Keeping your data from Apple is harder than expected
Scope and methodology of the study
- Study examined privacy controls for Apple default apps (Safari, Siri, iMessage, FaceTime, Find My, etc.) and found it is technically possible to limit data collection, but practically very hard for users.
- An experimental task where participants tried to prevent data sharing with Apple reportedly had a 0% success rate, even among relatively educated/technical users.
- Several commenters argue the researchers’ “surprise” is odd given years of dark patterns, confusing settings, and data monetization; others say experts are allowed to be surprised by just how bad UX can be in practice.
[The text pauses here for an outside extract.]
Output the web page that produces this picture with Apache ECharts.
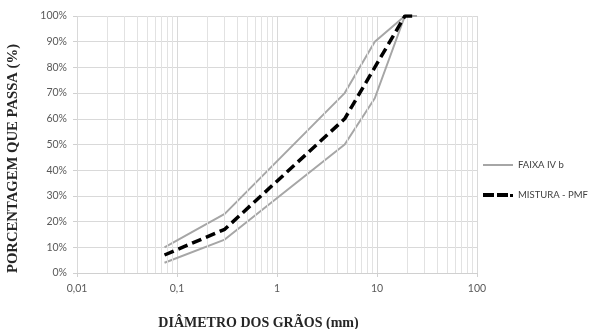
<!DOCTYPE html>
<html><head><meta charset="utf-8">
<script src="https://cdn.jsdelivr.net/npm/echarts@6/dist/echarts.min.js"></script>
<style>html,body{margin:0;padding:0;background:#fff}#c{width:598px;height:329px}</style>
</head><body><div id="c"></div>
<script>
// Sieve diameters (mm)
var sieves = [0.075, 0.3, 4.75, 9.5, 19, 25];
var faixaUpper = [10, 23, 70, 90, 100, 100];
var faixaLower = [4, 13, 50, 68, 100, 100];
var mistura = [7, 17, 60, 80, 100, 100];
var minorGrid = [0.02,0.03,0.04,0.05,0.06,0.07,0.08,0.09,0.2,0.3,0.4,0.5,0.6,0.7,0.8,0.9,2,3,4,5,6,7,8,9,20,30,40,50,60,70,80,90];
var xTicks = [0.01, 0.1, 1, 10, 100];
var yTicks = [0,10,20,30,40,50,60,70,80,90,100];

function pairs(xs, ys){ return xs.map(function(x,i){return [x, ys[i]];}); }

var chart = echarts.init(document.getElementById('c'));
chart.setOption({
  animation:false,
  grid:{left:77, right:121, top:16, bottom:56, outerBoundsMode:'none', containLabel:false},
  graphic:[{type:'text', x:13, y:158.5, rotation:Math.PI/2,
    style:{text:'PORCENTAGEM QUE PASSA (%)', font:'bold 14.7px "Liberation Serif"', fill:'#262626',
      textAlign:'center', textVerticalAlign:'middle'}}],
  xAxis:{type:'log', logBase:10, min:0.01, max:100,
    axisLine:{show:true, lineStyle:{color:'#d0d0d0'}},
    axisTick:{show:true, length:4, lineStyle:{color:'#d0d0d0'}},
    splitLine:{show:true, lineStyle:{color:'#d9d9d9', width:1}},
    axisLabel:{color:'#595959', fontFamily:'Lato', fontSize:10.5, margin:10,
      formatter:function(v){ return String(+v.toPrecision(6)).replace('.', ','); }},
    name:'DIÂMETRO DOS GRÃOS (mm)', nameLocation:'middle', nameGap:43,
    nameTextStyle:{fontFamily:'Liberation Serif', fontWeight:'bold', fontSize:14, color:'#262626', padding:[0,37,0,0]}
  },
  yAxis:{type:'value', min:0, max:100, interval:10,
    axisLine:{show:false},
    axisTick:{show:true, length:4, lineStyle:{color:'#d0d0d0'}},
    splitLine:{show:true, lineStyle:{color:'#d9d9d9', width:1}},
    axisLabel:{color:'#595959', fontFamily:'Lato', fontSize:10.5, margin:10, formatter:'{value}%'}
  },
  legend:{orient:'vertical', left:478, top:155, itemWidth:30, itemHeight:4, itemGap:20,
    textStyle:{fontFamily:'Lato', fontSize:9.5, color:'#404040'},
    data:[
      {name:'FAIXA IV b', icon:'path://M0,1h30v2h-30z'},
      {name:'MISTURA - PMF', icon:'path://M0,0h11v4h-11z M14,0h11v4h-11z M27,1h3v3h-3z'}
    ]},
  series:[
    {type:'line', name:'minor', silent:true, data:[], symbol:'none',
     markLine:{silent:true, symbol:'none', label:{show:false}, animation:false,
       lineStyle:{color:'#e2e2e2', width:1, type:'solid'},
       data: minorGrid.map(function(v){return {xAxis:v};})}},
    {type:'line', name:'FAIXA IV b', data:pairs(sieves, faixaUpper), symbol:'none',
     lineStyle:{color:'#a6a6a6', width:2}, itemStyle:{color:'#a6a6a6'}},
    {type:'line', name:'FAIXA IV b', data:pairs(sieves, faixaLower), symbol:'none',
     lineStyle:{color:'#a6a6a6', width:2}, itemStyle:{color:'#a6a6a6'}},
    {type:'line', name:'MISTURA - PMF', data:pairs(sieves, mistura), symbol:'none', z:5,
     lineStyle:{color:'#000', width:3.5, type:[10,5]}, itemStyle:{color:'#000'}}
  ]
});
</script></body></html>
Siri, “learning from apps,” and unclear boundaries
- Major focus: Siri/Siri Suggestions “learn from app” behavior and how to disable it.
- By default, Siri can learn from app usage (including E2EE messengers) and share personal information across devices; opting out is per-app, not global, and confusing.
- Some say “you can just disable Siri”; others point out that:
- Voice control off ≠ learning off.
- Certain features (e.g., CarPlay) effectively require Siri to be enabled.
- Debate over what data leaves the device:
- One side: most Siri/Suggestions processing is on-device; data synced via end‑to‑end encryption; analytics are anonymized/differentially private and optionally sent.
- Other side: users can’t really verify this, settings are fragmented, and Apple could change behavior via updates.
Apple vs. other platforms on privacy
- Many still consider Apple “best of a bad bunch,” especially versus Google/Meta’s ad‑driven models.
- Others argue all major vendors are structurally similar: proprietary stacks, pervasive telemetry, and eventual exposure via sale, court orders, or compromise.
- Some cite research suggesting Apple is not clearly better than Google in all respects; others insist Android’s situation is likely worse but under‑analyzed.
Workarounds, alternatives, and threat models
- Suggested mitigations: disabling Siri/Suggestions via profiles (Apple Configurator/MDM), using tools like Little Snitch, or moving to privacy‑focused Android ROMs (GrapheneOS, CalyxOS) or even no smartphone at all.
- Counterpoints: custom ROMs have their own security/jank issues; hardware blobs remain; and many modern services push users toward mobile‑app dependence.
Critique of the article and presentation
- Several criticize the article’s diagram as confusing and its treatment of Touch ID/Face ID as if they were privacy problems despite being securely stored locally.
- Some view the university site’s heavy tracking/cookies as ironic but others call that a distraction from the Apple-specific issues.